4. Todos têm direito a que uma causa em que intervenham seja objecto de decisão em prazo razoável e mediante processo equitativo.

5. Para defesa dos direitos, liberdades e garantias pessoais, a lei assegura aos cidadãos procedimentos judiciais caracterizados pela celeridade e prioridade, de modo a obter tutela efectiva e em tempo útil contra ameaças ou violações desses direitos.”.

Salvo o devido respeito, a decisão recorrida em nada contende com os direitos conferidos no comando constitucional em análise.

O que ali se consagra é o direito de acesso aos tribunais e ao direito para defesa dos seus interesses, mediante a prolação de uma decisão em prazo razoável e através de um processo equitativo, o “due process”, consistindo, como o referem Gomes Canotilho e Vital Moreira, in CRP Anotada, Vol. I, Coimbra Editora, 2007, a pág, 414 e seg.s no “ o direito de acção no direito subjectivo de levar determinada pretensão ao conhecimento do órgão judicial, solicitando a abertura de um processo, com o consequente dever (direito ao processo) do mesmo órgão sobre ele se pronunciar mediante decisão fundamentada (direito à decisão) e, consoante o sentido da decisão, exigir, se for o caso disso, a execução da decisão do tribunal proferida no caso.”.
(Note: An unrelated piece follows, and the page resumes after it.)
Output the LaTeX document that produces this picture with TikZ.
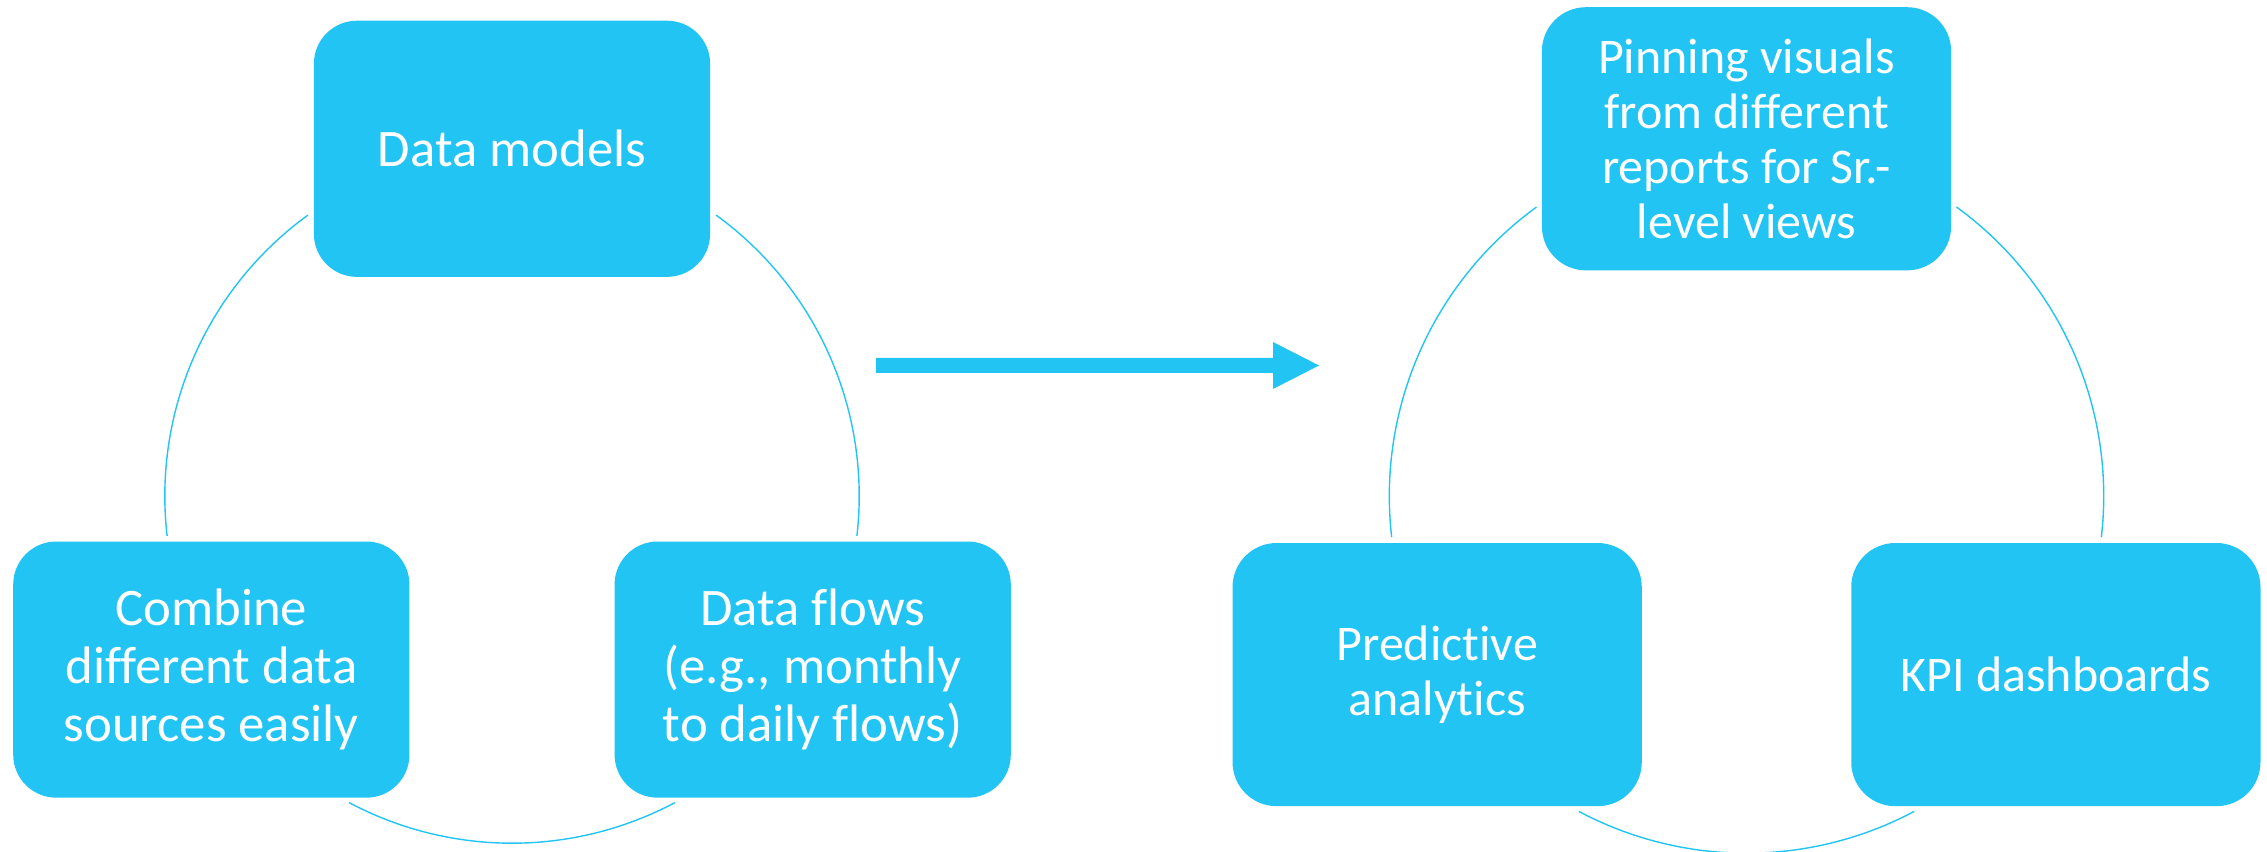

            Através de um processo equitativo, no sentido de conformado a uma forma materialmente adequada a uma tutela judicial efectiva, em posição de igualdade de armas, na proibição da indefesa, com sujeição a prazos razoáveis de acção ou de recurso, direito à fundamentação das decisões, decisão em tempo razoável, direito ao conhecimento dos dados processuais, direito à prova e um processo orientado à justiça material.

À recorrente foi reconhecido o direito de acesso aos tribunais e ao direito com vista à defesa/protecção do direito a que se arroga.

            Como consabido o direito corporiza-se num conjunto de regras que regula os conflitos de interesses entre os litigantes, tanto do ponto de vista objectivo como adjectivo, de molde ao normal e igualitário tratamento de ambas as partes no decurso de um processo judicial.

            Tais interesses e fundamentos em nada saem beliscados com o facto de se decidir que a autora é parte ilegítima para a presente acção, por se considerar que o meio de tutela efectiva era outro (a resolução em benefício da massa insolvente) que não o usado pela parte (impugnação pauliana).

            É ao legislador ordinário que incumbe definir os termos em que o direito de acção, tendente à apreciação dos mais variados direitos, deve ser tramitado e conhecido.

            In casu, através do CIRE acham-se definidos os meios aos quais as partes interessadas devem lançar mão para atacar os actos praticados pelo insolvente em prejuízo da massa insolvente, tendo estas de se conformar com os termos ali estabelecidos para verem reconhecidos os seus direitos.

            E para tal, consagrou o legislador ordinário a solução de que a resolução é atribuída ao administrador da insolvência e a impugnação pauliana aos credores, nos termos acima referidos, em nada ficando prejudicados os interesses/direitos dos credores da massa insolvente, desde que, em conformidade com o legislativamente consagrado se actue em conformidade.

            Pelo que, não padece a decisão recorrida da invocada inconstitucionalidade.

            Consequentemente, também, quanto a esta questão, improcede o presente recurso.

Nestes termos se decide:       

Julgar improcedente o presente recurso de apelação e, consequentemente, mantém-se a decisão recorrida.

Custas pela massa insolvente.

            Coimbra, 10 de Julho de 2014.